[Marxism] Sanctions can alienate allies

Walter Lippmann walterlx at earthlink.net
Tue Feb 14 21:51:49 MST 2006

Excellent article which should be circulated widely. Shows in very
clear ways how the U.S. blockade of Cuba is bad for the U.S. in so
many ways. While the United States trades actively with China and
Vietnam, U.S. companies in those countries obey local legislation.
What this experience demonstrates is that when it comes to Cuba, 
Washington is willing to violate the sovereignty of such countries
as Mexico in its attempts to disrupt completely legal activities 
which take place in Mexico.  U.S. companies are doing business at
this time with Cuba, in the agricultural area. This is completely
legal. While Washington has tried to disrupt such transations by
punishing the Swiss bank with handled the exchange of U.S. funds,
the trade itself is fully legal. This past weekend we saw a big
step by Washington to prevent U.S. companies from having further
contacts with Cuba. This is isolationism and protectionism, which
Bush complained about forcefully during his State of the Union
address. Washington's efforts to disrupt U.S. business as part of

Posted on Thu, Feb. 09, 2006
Sanctions can alienate allies
jcolvin at nftc.org

Last weekend, the Mexican government and the Starwood Hotels and
Resorts learned just how messy U.S. policy on Cuba can be when both
were dragged into a dispute over a conference of Cuban officials and
U.S. business delegates. To prevent future conflicts with important
U.S. allies and to preserve the reputation of U.S. brands worldwide,
the U.S. government should reconsider how it applies sanctions.

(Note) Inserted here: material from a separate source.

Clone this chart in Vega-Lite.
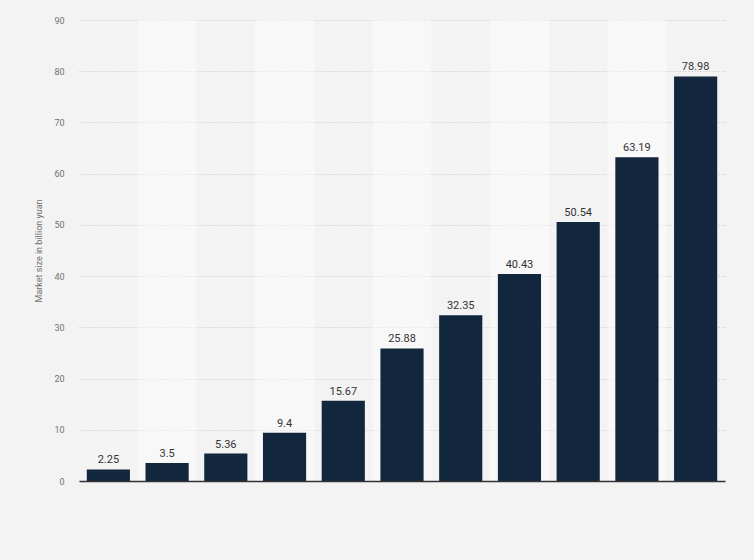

The controversy began when Starwood, the U.S. parent of Sheraton
Maria Isabel Hotel in Mexico City, intervened at the request of U.S.
officials and ordered a delegation of Cuban officials to leave its
hotel. The Cubans were participating in a conference on energy issues
with U.S. business representatives, including myself. A Starwood
spokesperson said that the Cubans were asked to leave to comply with
the terms of the U.S. embargo against Cuba.

Unintended consequences

This incident highlights the unintended consequences and
capriciousness of unilateral U.S. sanctions. By applying U.S. law to
a foreign corporation, the United States has strained relations with
an important ally.

While the Mexico-based Sheraton hotel shares its name with a division
of an U.S. corporate parent, the hotel is organized under the laws of
Mexico, which Mexican officials and newspaper editorial boards have
angrily noted.

This unnecessary irritant serves to undermine official cooperation on
important security and economic issues and damages the goodwill of
the United States among the broader population.

Extending U.S. sanctions to foreign corporations also puts these
companies between a rock and a hard place by challenging them to
comply with conflicting laws. In this case, the Mexican Congress
passed a law, called a blocking statute, in response to the
Helms-Burton Act passed by the U.S. Congress, which extended U.S.
sanctions on Cuba to foreign corporations. This blocking statute
prevents companies organized under Mexican laws from complying with
these extraterritorial U.S. sanctions. As a result, the Sheraton
Maria Isabel is put in the impossible position of having to comply
with contradictory U.S. and Mexican laws.

Over the longer term, these sanctions put the reputation of U.S.
brands at risk around the world. What conference organizer in his
right mind would ever organize a meeting even remotely related to
Cuba in a U.S.-branded hotel, let alone a Sheraton? Organizers will
look toward companies such as the French-based Sofitel instead to
hold future events.

More broadly, the application of U.S. sanctions to disrupt this
conference is counterproductive as it limits our ability to project
democratic values and advance U.S. foreign-policy goals. This
conference provided a forum for dialogue on economic issues and
introduced a delegation of American capitalists to Cuban officials.
It is disappointing that the U.S. government, which advocates
dialogue and engagement in so many other countries around the world,
including China, would stifle discussions involving Cuba.

Take a critical look

While it is absolutely necessary to use all of the means at our
disposal to advance U.S. foreign-policy goals, current U.S. policy
toward Cuba is not making the impact that Congress or the president
intended. At the same time, unilateral sanctions have caused
unexpected problems with U.S. allies, are harming the reputation of
U.S. companies and are being applied unevenly.

The U.S. Commission for Assistance to a Free Cuba, chaired by
Secretary of State Condoleezza Rice, will reconvene in 2006 with en
eye toward further strengthening sanctions against Cuba. A better
idea would be to take a critical look at what the sanctions have
really accomplished. This latest incident argues for new approaches,
not more of the same.

Jake Colvin is director of the USA*Engage project of the National
Foreign Trade Council, a trade association based in Washington.